CONFIG_PACKAGE_ath10k-firmware-qca988x=y
# CONFIG_PACKAGE_ath10k-firmware-qca988x-ct is not set
[...]
CONFIG_PACKAGE_kmod-ath10k=y
# CONFIG_PACKAGE_kmod-ath10k-ct is not set
# CONFIG_PACKAGE_kmod-hwmon-core is not set

If you run ./scripts/diffconfig.sh > my_diffconfig, these will be preserved.
Note: At least on my platform the ath10k-ct driver depends on the kmod-hwmon-core package, while the default driver does not (nor does any of my other packages), so it's deselected as well. Depending on your hardware/configuration, you may still need the kmod-hwmon-core package.

In addition, you can also choose to build one of the firmware packages as a module that does not get included in the firmware image. That should avoid the error as well and gives you the option to manually install the other firmware package (using the opkg --force-overwrite option), so you can test the two firmwares against each other. In this case I would make sure to make a backup of the file /lib/firmware/ath10k/QCA99X0/hw2.0/board-2.bin though, as it will get deleted once you uninstall either of the two firmware packages.


ATH10K wifi instability on TP-LINK Archer C2600
#40

Escalade: I opened a bug for your crash file, see link below. It has a binary you can test:


#41

silentcreek: I opened a bug to track your 988x slowdown report.

At this point, I don't plan to work on it, but good to have the bug open in case others see something similar or I get interested in debugging it more in the future.


#42

Hello everyone I have a UBNT AP AC Lite with openWrt 18.06.1.
I want to use the ath10k-ct driver, but as a newbie I don't know how to switch to it. The package for the CT driver says. "This firmware will NOT be used unless the standard ath10k-firmware-qca988x is un-selected"

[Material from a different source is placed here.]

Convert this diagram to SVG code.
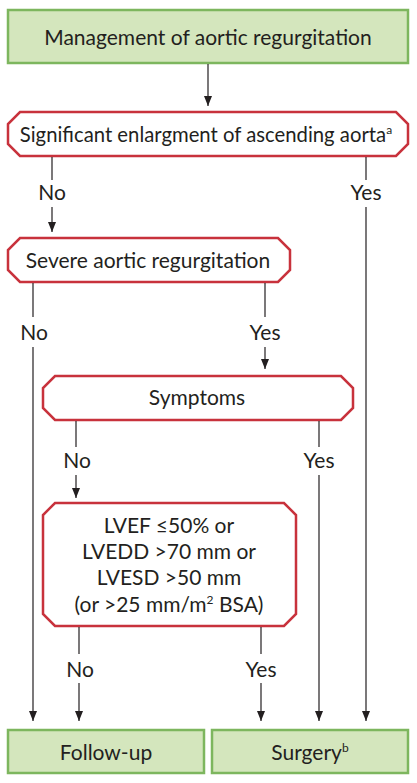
<svg xmlns="http://www.w3.org/2000/svg" width="417" height="783" viewBox="0 0 417 783">
<style>
.t{font-family:Lato,"Open Sans","DejaVu Sans",sans-serif;font-size:21px;fill:#231f20;text-anchor:middle}
.g{fill:#d4e6bd;stroke:#7db65e;stroke-width:2.5}
.r{fill:#ffffff;stroke:#c8323c;stroke-width:2.5}
.c{stroke:#231f20;stroke-width:1.2;fill:none}
.a{marker-end:url(#ah)}
.s{font-size:12px}
</style>
<defs>
<marker id="ah" markerUnits="userSpaceOnUse" markerWidth="10" markerHeight="8" refX="10" refY="4" orient="auto" viewBox="0 0 10 8">
<path d="M0,0 L10,4 L0,8 Z" fill="#231f20"/>
</marker>
</defs>
<rect width="417" height="783" fill="#ffffff"/>
<g id="n-start">
<rect class="g" x="8" y="10" width="400" height="53"/>
<text class="t" x="208" y="45">Management of aortic regurgitation</text>
</g>
<g id="n-enlargement">
<path class="r" d="M20,112 H396 L408,124 V144 L396,156 H20 L8,144 V124 Z"/>
<text class="t" x="206" y="142" style="font-size:20.3px">Significant enlargment of ascending aorta<tspan class="s" dy="-8">a</tspan></text>
</g>
<g id="n-severe">
<path class="r" d="M20,238 H278 L290,250 V270 L278,282 H20 L8,270 V250 Z"/>
<text class="t" x="148" y="268">Severe aortic regurgitation</text>
</g>
<g id="n-symptoms">
<path class="r" d="M55,376 H341 L353,388 V408 L341,420 H55 L43,408 V388 Z"/>
<text class="t" x="197" y="405">Symptoms</text>
</g>
<g id="n-lv">
<path class="r" d="M55,503 H284 L296,515 V614 L284,626 H55 L43,614 V515 Z"/>
<text class="t" x="169" y="533">LVEF ≤50% or</text>
<text class="t" x="169" y="559">LVEDD &gt;70 mm or</text>
<text class="t" x="169" y="585">LVESD &gt;50 mm</text>
<text class="t" x="169" y="612">(or &gt;25 mm/m<tspan class="s" dy="-8">2</tspan><tspan dy="8"> BSA)</tspan></text>
</g>
<g id="n-followup">
<rect class="g" x="8" y="730" width="196" height="43"/>
<text class="t" x="106" y="760">Follow-up</text>
</g>
<g id="n-surgery">
<rect class="g" x="212" y="730" width="196" height="43"/>
<text class="t" x="310" y="760">Surgery<tspan class="s" dy="-8">b</tspan></text>
</g>
<g id="connectors">
<line class="c a" x1="208" y1="64" x2="208" y2="106"/>
<line class="c" x1="52" y1="157" x2="52" y2="180"/>
<line class="c a" x1="52" y1="207" x2="52" y2="232"/>
<line class="c" x1="366" y1="157" x2="366" y2="180"/>
<line class="c a" x1="366" y1="207" x2="366" y2="721"/>
<line class="c" x1="33" y1="283" x2="33" y2="317"/>
<line class="c a" x1="33" y1="347" x2="33" y2="721"/>
<line class="c" x1="265" y1="283" x2="265" y2="317"/>
<line class="c a" x1="265" y1="347" x2="265" y2="369"/>
<line class="c" x1="76" y1="421" x2="76" y2="447"/>
<line class="c a" x1="76" y1="475" x2="76" y2="498"/>
<line class="c" x1="319" y1="421" x2="319" y2="447"/>
<line class="c a" x1="319" y1="475" x2="319" y2="721"/>
<line class="c" x1="79" y1="627" x2="79" y2="654"/>
<line class="c a" x1="79" y1="683" x2="79" y2="721"/>
<line class="c" x1="261" y1="627" x2="261" y2="654"/>
<line class="c a" x1="261" y1="683" x2="261" y2="721"/>
<text class="t" x="52" y="200">No</text>
<text class="t" x="366" y="200">Yes</text>
<text class="t" x="34" y="340">No</text>
<text class="t" x="265" y="340">Yes</text>
<text class="t" x="77" y="468">No</text>
<text class="t" x="319" y="468">Yes</text>
<text class="t" x="80" y="677">No</text>
<text class="t" x="261" y="677">Yes</text>
</g>
</svg>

How does one "un-select" a firmware?

Do I just install the "ath10k-firmware-qca988x-ct" package and uninstall the "ath10k-firmware-qca988x" package and reboot in order to "un-select"?

Is there a guide for this? I tried all the google-fu I could to find answers.


Optimized build for the TP-Link C2600 / Netgear R7x00 / Linksys EA8500 / Zyxel Armor Z2
#43

Deselecting primarily refers to building OpenWrt from source (there make menuconfig (kconfig) gives you an ncurses (text-)GUI to select/ deselect options), if you use a prebuilt image, like 18.06.1, you do indeed use opkg to remove ath10k kmods and firmware and then install their ath10k-ct variants instead.


#44

@slh

Thanks for the help! To confirm I did the following opkg commands below... It seems to work, but my it is unstable under dumb AP mode. https://openwrt.org/docs/guide-user/network/wifi/dumbap

Unstable as in once I start a speed on my phone. It suddenly disconnects and web GUI is frozen. After waiting web GUI comes back up.

However when my UBNT AP AC Lite is in router mode with the eth0 set as WAN and the WiFi chips on LAN it's stable.

opkg update
opkg install ath10k-firmware-qca988x-ct
opkg install ath10k-firmware-qca988x-ct-htt
reboot
opkg remove kmod-ath10k
opkg remove ath10k-firmware-qca988x
reboot


#45

I'd do the removals first - and you can only install either ath10k-firmware-qca988x-ct XOR ath10k-firmware-qca988x-ct-htt; furthermore ath10k-ct has seen significant improvements past 18.06.1, which means the 18.06.1 versions are not quite representative to the current ones (master/ snapshots).


#46

I see how do I get the master / snapshots on openwrt?


#47

https://openwrt.org/downloads

https://downloads.openwrt.org/snapshots/targets/


#48

For me the ct driver+firmware is unstable in the TCP/UDP connection sense - no crashing. I use TP-Link Archer C7 v4 router. I saw lot of repeated "authenticated" lines from hostapd, "disassociated" due to inactivity (during an active Skype call...), the Skype call had problems sharing the screen (it disappeared three times during 40 minutes of Skype call) - all seen via logread command. No error from the driver in logread, though (I haven't checked dmesg, sorry). I recompiled the firmware with non-ct driver+firmware and just repeated the Skype call (~90 minutes) with screen sharing and there was not a single line in logread, it just works™.


#49

That the ath10k-ct drivers still do not support 802.11s, at least as far as I can tell from the documentation and the output of iw, is a show stopper.


#50

On what model?
On IPQ40xx 802.11s works on ath10k-ct on both radios while on ath10k it only works on 2.4GHz


#51

On ar71xx / ath79, Archer C7 v2 and GL.iNet AR750 both support mesh on 5 GHz with the ath10k driver (non-CT). I have been sucesfully running 802.11s on 5 GHz on the Archer C7 units for close to a year now.

"mesh point" is absent from the output of iw phy with the ath10k-ct driver and firmware for at least the 5 GHz band.